Again, I firmly believe that health and fitness are worth your investment. Most people would benefit from a skilled professional’s help to learn proper movement patterns, construct effective, safe programs, and begin to eat sensibly. However, we must approach our fitness from a mature perspective that understands consistency is the top variable, and that there is no magic pill. Without that understanding, long-term results are impossible. Let me be clear:
Spending money does not entitle you to a result. Doing the work does.
Parents who want to pay for 19 different skills and performance coaches, while they allow their kids to spend every free moment seated in air conditioning with their eyes glued to a screen are wasting their time and money. Skills and strength and conditioning matter, but they are made pointless by the loss of athleticism, focus, and tenacity typical of this upbringing. The greatest strength coach in the world will spend most of their time with this sedentary athlete on a regressed, simple plan to recreate the physical foundation destroyed by their everyday habits.

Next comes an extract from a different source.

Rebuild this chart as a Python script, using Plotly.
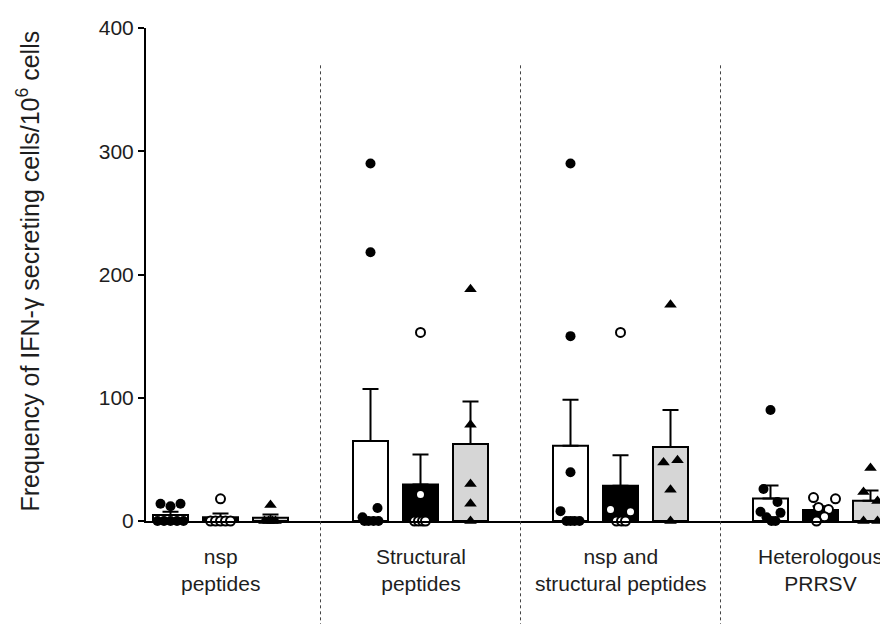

Money Does Not Replace Experience
Fitness, health, and athletic performance are worthwhile investments, but we need to be careful before assuming that money is going to provide a quick fix. If money was all that was required, we wouldn’t continue to see a degradation of public health, while health spending rises year after year.
Elite strength coaches, professional programs, and a cabinet full of supplements are not the solution for people who’ve never valued moving. Paying more means nothing without an earnest commitment and appreciation for the process. If we think we are just going to buy the outcome we want, we’re doomed to a lifetime of failure and superficial wandering.
As individuals, we must conduct an honest self-assessment to determine whether we have the skills and maturity to realize the benefit of our investment. Are we spending money on health to defer responsibility, or to create understanding and promote life-changing development and eventual autonomy?
If you spend money and learn nothing, you might as well have lit that money on fire. Your fitness expenditures should help you learn how to make sustainable, long-term change. Being a lifelong learner enables you to use each new challenge or investment as an opportunity to add skills, and thus add more possibilities to your future.
Money can be a tremendous asset to help spur amazing physical improvement and performance. However, we must not treat it as a cure-all. Understand your impulse buying propensities, and apply standards to your purchases. Rather than rushing into the next shiny new fitness thing, take the time to educate yourself first. When you’re confident that you’re ready to commit and that you need help, go get it! But always maintain a sincere desire to learn and a value for the process. Your ability to do the work and focus will get you the results, and nothing else.